= Mladen Lukić =

Serbian politician

Mladen Lukić (Младен Лукић; born 1977) is a politician in Serbia. He has served in the National Assembly of Serbia on an almost continuous basis since 2014 as a member of the Serbian Progressive Party.

==Early life and career==
Lukić was born in Bajina Bašta, in what was then the Socialist Republic of Serbia in the Socialist Federal Republic of Yugoslavia. He is a forestry engineer and has worked in the Tara National Park.

==Political career==
Lukić became the leader of the local Progressive Party organization in Bajina Bašta at the time of the party's formation in 2008 and held this position until 2014. He was elected to the municipal assembly under the party's banner in 2012 and became a member of the municipal council in 2013, when the Progressive Party joined the local government.

He was given the 134th position on the Progressive Party's electoral list in the 2014 Serbian parliamentary election and was elected when the list won a landslide victory with 158 out of 250 mandates.
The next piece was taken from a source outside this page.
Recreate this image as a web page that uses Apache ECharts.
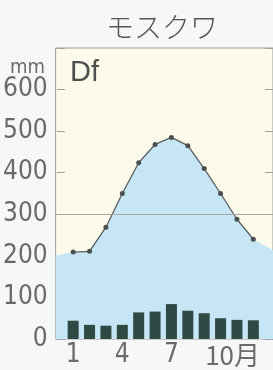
<!DOCTYPE html>
<html>
<head>
<meta charset="utf-8">
<script src="https://cdn.jsdelivr.net/npm/echarts@6/dist/echarts.min.js"></script>
<style>
html,body{margin:0;padding:0;background:#f6f8f7;}
#c{width:273px;height:370px;}
</style>
</head>
<body>
<div id="c"></div>
<script>
// Data
const months = [1,2,3,4,5,6,7,8,9,10,11,12];
const precipitation = [44, 34, 32, 34, 64, 66, 84, 68, 62, 50, 46, 45];
const tempCurve = [209, 211, 269, 350, 424, 468, 485, 465, 410, 350, 288, 240];
const areaEdgeMonths = [-0.07, 13.2];
const areaEdgeValues = [201, 213];
const xTickLabels = [1, 4, 7, 10];
const yTicks = [0,100,200,300,400,500,600];

const FONT = '"Liberation Sans Narrow","DejaVu Sans Condensed","Liberation Sans",sans-serif';
const chart = echarts.init(document.getElementById('c'), null, {renderer:'canvas'});

const barData = months.map((m,i)=>[m, precipitation[i]]);
const lineData = months.map((m,i)=>[m, tempCurve[i]]);
const areaData = [[areaEdgeMonths[0], areaEdgeValues[0]]].concat(lineData, [[areaEdgeMonths[1], areaEdgeValues[1]]]);

const yAxisBase = {
  type:'value', min:0, max:700, interval:100,
  axisLine:{show:false},
  splitLine:{show:false},
  axisTick:{show:true, inside:true, length:8, lineStyle:{color:'#a0a0a0', width:1}}
};

chart.setOption({
  animation:false,
  backgroundColor:'#f6f8f7',
  grid:{left:53, right:-3, top:48, bottom:31, show:true, backgroundColor:'#fcfaea', borderColor:'#9c9c9c', borderWidth:1},
  xAxis:{
    type:'value', min:areaEdgeMonths[0], max:areaEdgeMonths[1],
    axisLine:{show:false}, axisTick:{show:false}, splitLine:{show:false},
    axisLabel:{
      customValues:xTickLabels, margin:3,
      fontFamily:FONT, fontSize:26, color:'#6a6a6a',
      formatter:v => v===10 ? '{m|10月}' : String(v),
      rich:{m:{fontFamily:'"Liberation Sans Narrow","Noto Sans CJK JP",sans-serif', fontSize:26, color:'#6a6a6a', padding:[0,0,0,24]}}
    }
  },
  yAxis:[
    Object.assign({}, yAxisBase, {position:'left',
      axisLabel:{margin:8, fontFamily:FONT, fontSize:26, color:'#6a6a6a',
        formatter:v => yTicks.indexOf(v)>=0 ? String(v) : ''}}),
    Object.assign({}, yAxisBase, {position:'right', axisLabel:{show:false}})
  ],
  series:[
    {type:'line', data:areaData, symbol:'none', lineStyle:{width:0, opacity:0},
     areaStyle:{color:'#c6e5f5', opacity:1}, z:1, silent:true},
    {type:'bar', data:barData, barWidth:11, itemStyle:{color:'#2f4944'}, z:3},
    {type:'line', data:lineData, symbol:'circle', symbolSize:5,
     lineStyle:{color:'#5a5f60', width:1.3}, itemStyle:{color:'#4a5050'}, z:4,
     markLine:{silent:true, symbol:'none', label:{show:false},
       lineStyle:{color:'#a8a8a0', width:1, type:'solid'}, data:[{yAxis:300}]}}
  ],
  graphic:[
    {type:'text', left:null, x:162, y:13, style:{text:'モスクワ', fill:'#555', font:'300 28px "Noto Sans CJK JP", sans-serif', textAlign:'center', textVerticalAlign:'top'}},
    {type:'text', x:45, y:68, style:{text:'mm', fill:'#6a6a6a', font:'20px '+FONT, textAlign:'right', textVerticalAlign:'middle'}},
    {type:'text', x:70, y:73, style:{text:'Df', fill:'#4e4e4e', font:'29px "Liberation Sans", Arial, sans-serif', textAlign:'left', textVerticalAlign:'middle'}}
  ]
});
</script>
</body>
</html>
For the 2016 election, he received the 137th list position. The list won 131 mandates, and he was not immediately re-elected. He was, however, able to re-take his seat in the assembly on 6 October 2016 as a replacement for Živko Vrcelj, who had resigned. He is currently a member of the parliamentary agriculture, forestry, and water management committee; a deputy member of the culture and information committee and the environmental protection committee; and a member of the parliamentary friendship groups with Indonesia and Syria.

Lukić was also re-elected to the municipal assembly of Bajina Bašta in the 2016 local elections and continues to serve as a member of this body.